Shengji WEI

Principal Investigator, Earth Observatory of Singapore (EOS)
Associate Professor & Associate Chair, Asian School of the Environment (ASE)
Nanyang Technological University

Dr. Shengji WEI is a Principal Investigator at the Earth Observatory of Singapore (EOS), as well as an Associate Professor and Associate Chair at the Asian School of the Environment (ASE), both at Nanyang Technological University (NTU). Before joining NTU in 2014, he completed his post-doctorate training at the Seismological Laboratory at the California Institute of Technology. He obtained his bachelor and PhD degrees in geophysics from the University of Science and Technology of China in 2004 and 2009, respectively.

He has broad interests in plate tectonics with focus on earthquake source and velocity structure studies. His research experiences cover both natural and man-made earthquakes. His approach to resolving the kinematic nature of earthquakes involves a combination of geodesy, geology, and seismology to better constrain the spatial-temporal evolution of seismic rupture properties. Besides reconciling various datasets, he has also developed techniques that allow waveform inversion/modelling to be extended to a higher frequency (e.g. > 1Hz) range of relevance for damage assessment. In recent years, his group initiated and maintained strong research programs with SE Asia collaborators, such as in Indonesia and Myanmar.
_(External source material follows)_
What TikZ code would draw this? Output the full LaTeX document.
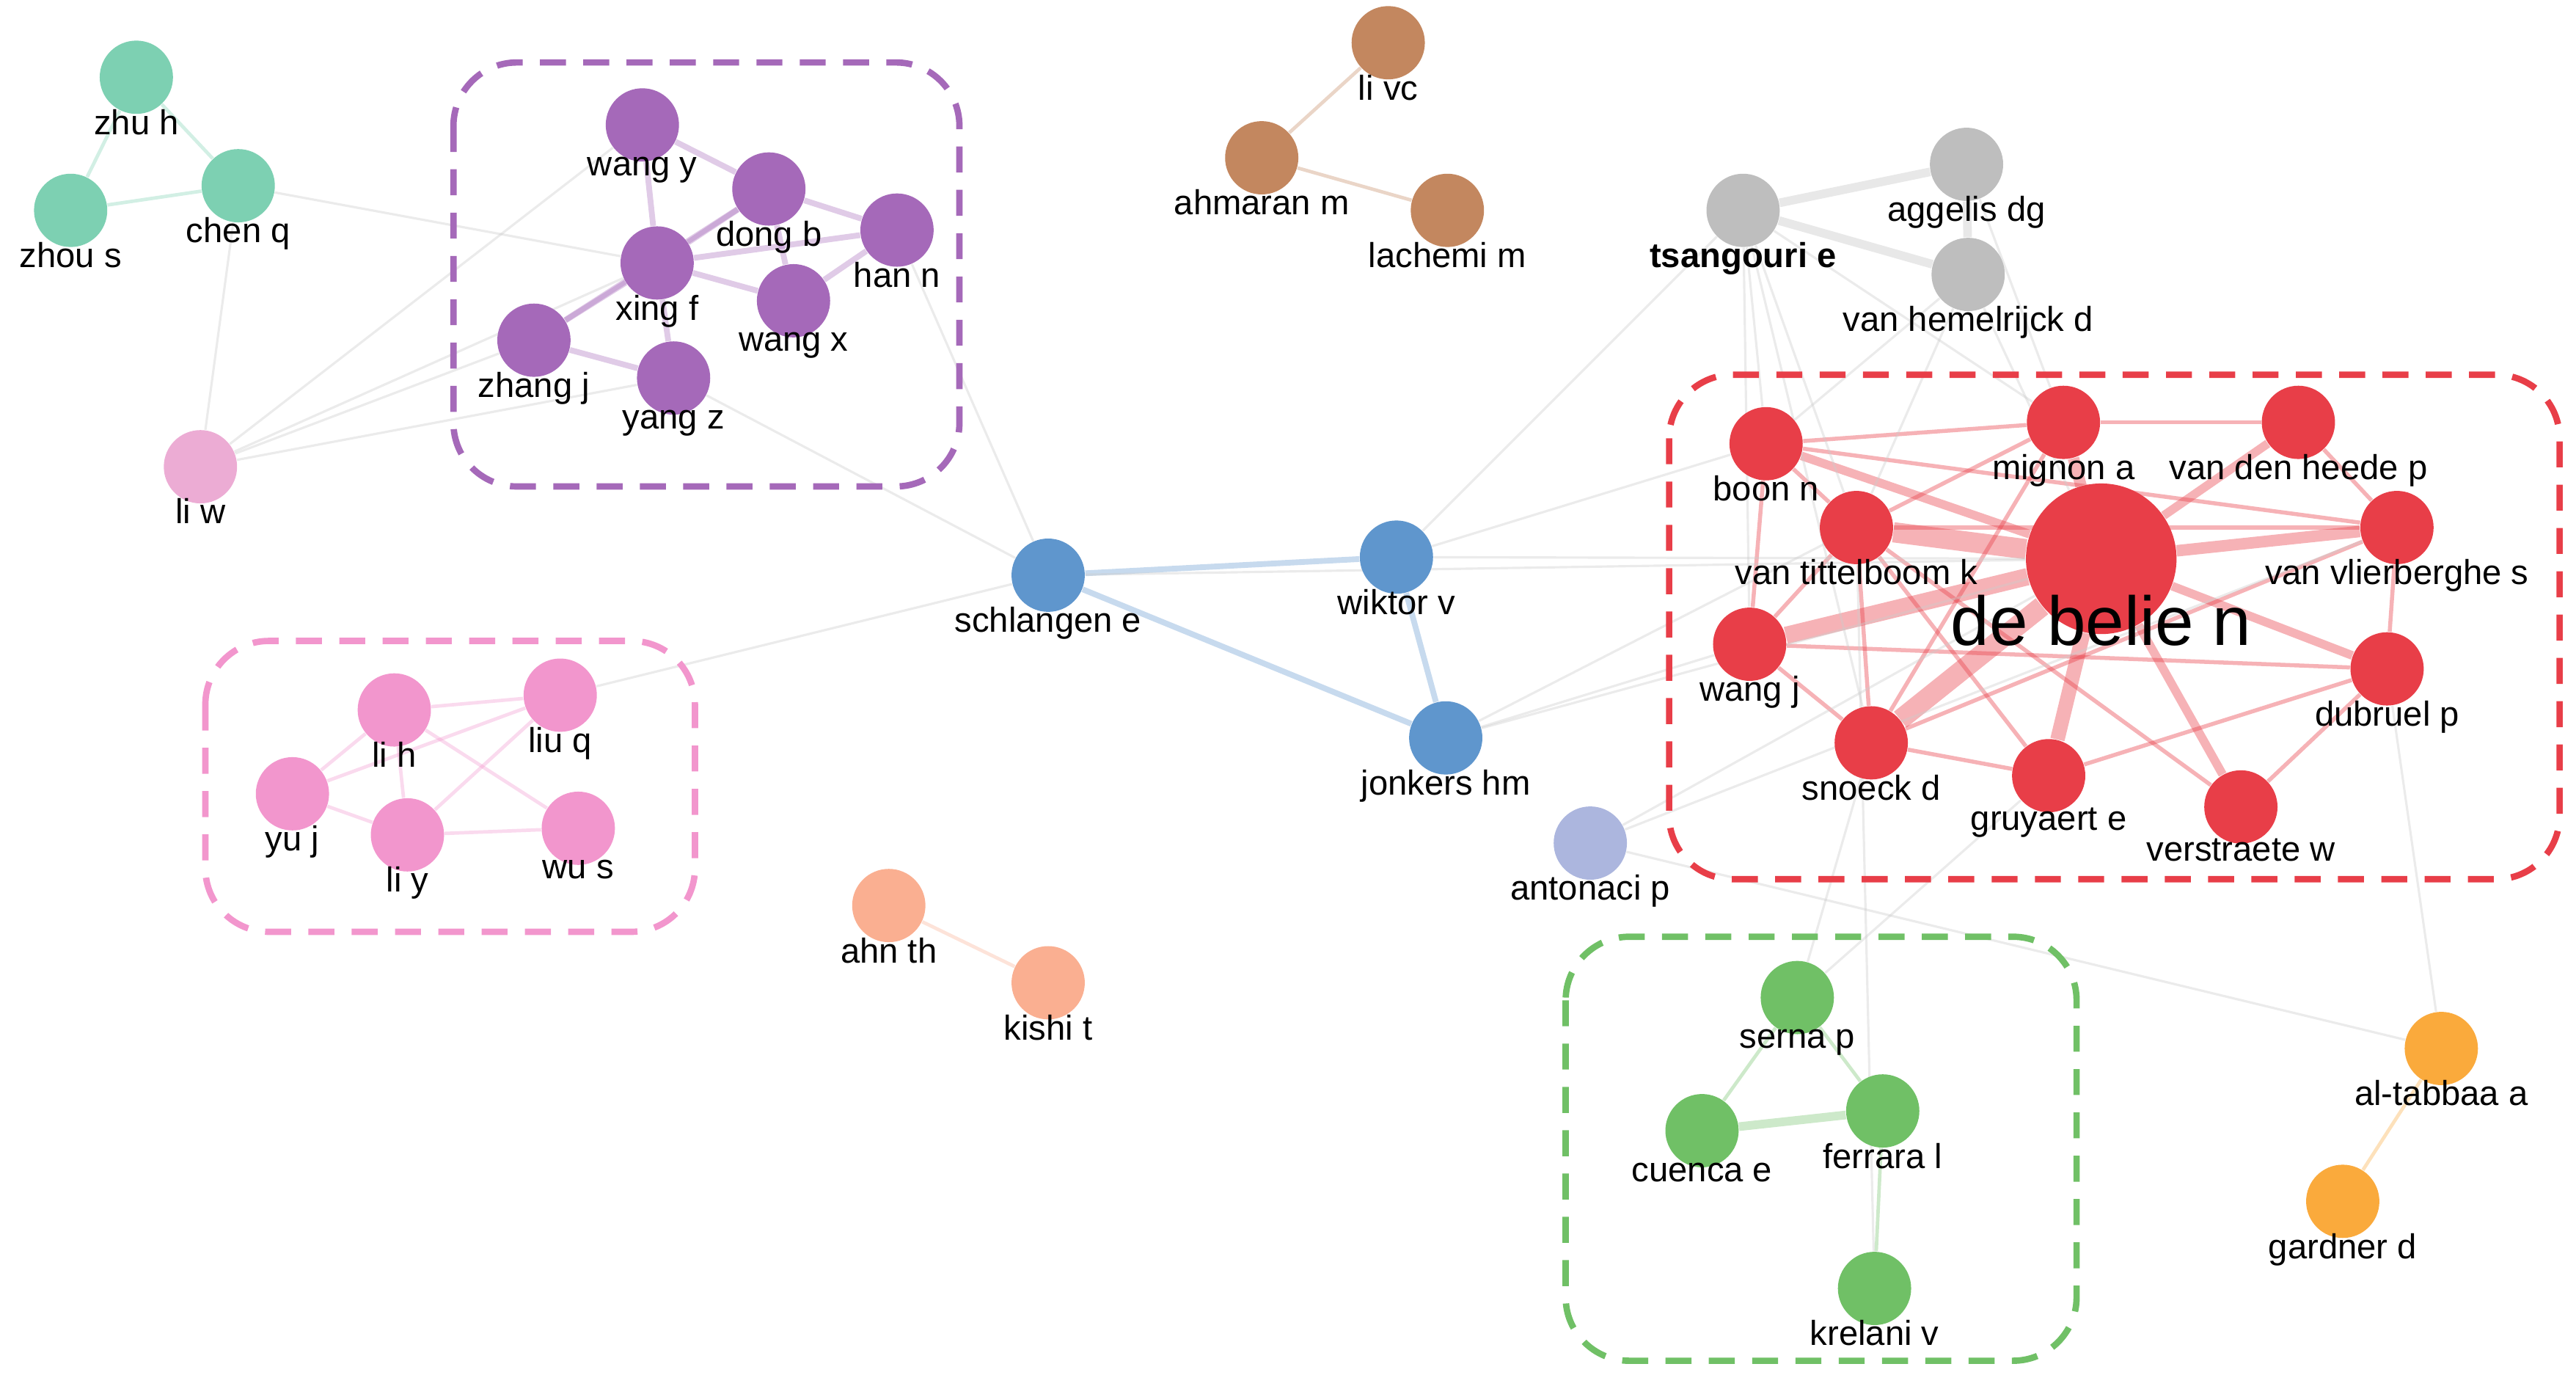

Recent Earthquake Rupture Imaging and New Insights to Fundamental Earthquake Physics

As a critical component of plate tectonics, large earthquakes also possess one of the greatest threats to human society. However, the detailed rupture processes of these damaging events are still not sufficiently known, leaving a range of fundamental earthquake physical problems unsolved. In recent years, the much improved space geodetic and seismological observations, along with well-calibrated inversion/modeling/analyzing methods, provide new opportunities to dramatically improve the constraints on the rupture details and the settings of large earthquakes. These developments allow us to shed some new lights to fundamental physics of earthquake source. Here, we use three representative earthquake cases, i.e., the 2023 Mw7.8&7.7 Turkey earthquake doublet (representing in-land strike-slip earthquake), the 2021 Mw8.2&7.4 Kermadec earthquake sequence (representing subduction zone megathrust earthquake), and the 2013 Mw8.3 deep Sea of Okhotsk earthquake (representing intra-slab earthquake), to address a range of questions including: 1) What governs the rupture speed and high frequency (most damaging) seismic energy radiation of large earthquakes? 2) How similar are ~M8 subduction zone earthquakes and what factor(s) control the limit of seismic slip? 3) What is the critical physical mechanism that allow M8+ earthquakes to take place at the depth of ~600km, where the pressure and temperature conditions are quite extreme? Finally, based on these findings, some perspective of future earthquake source studies will be briefly discussed.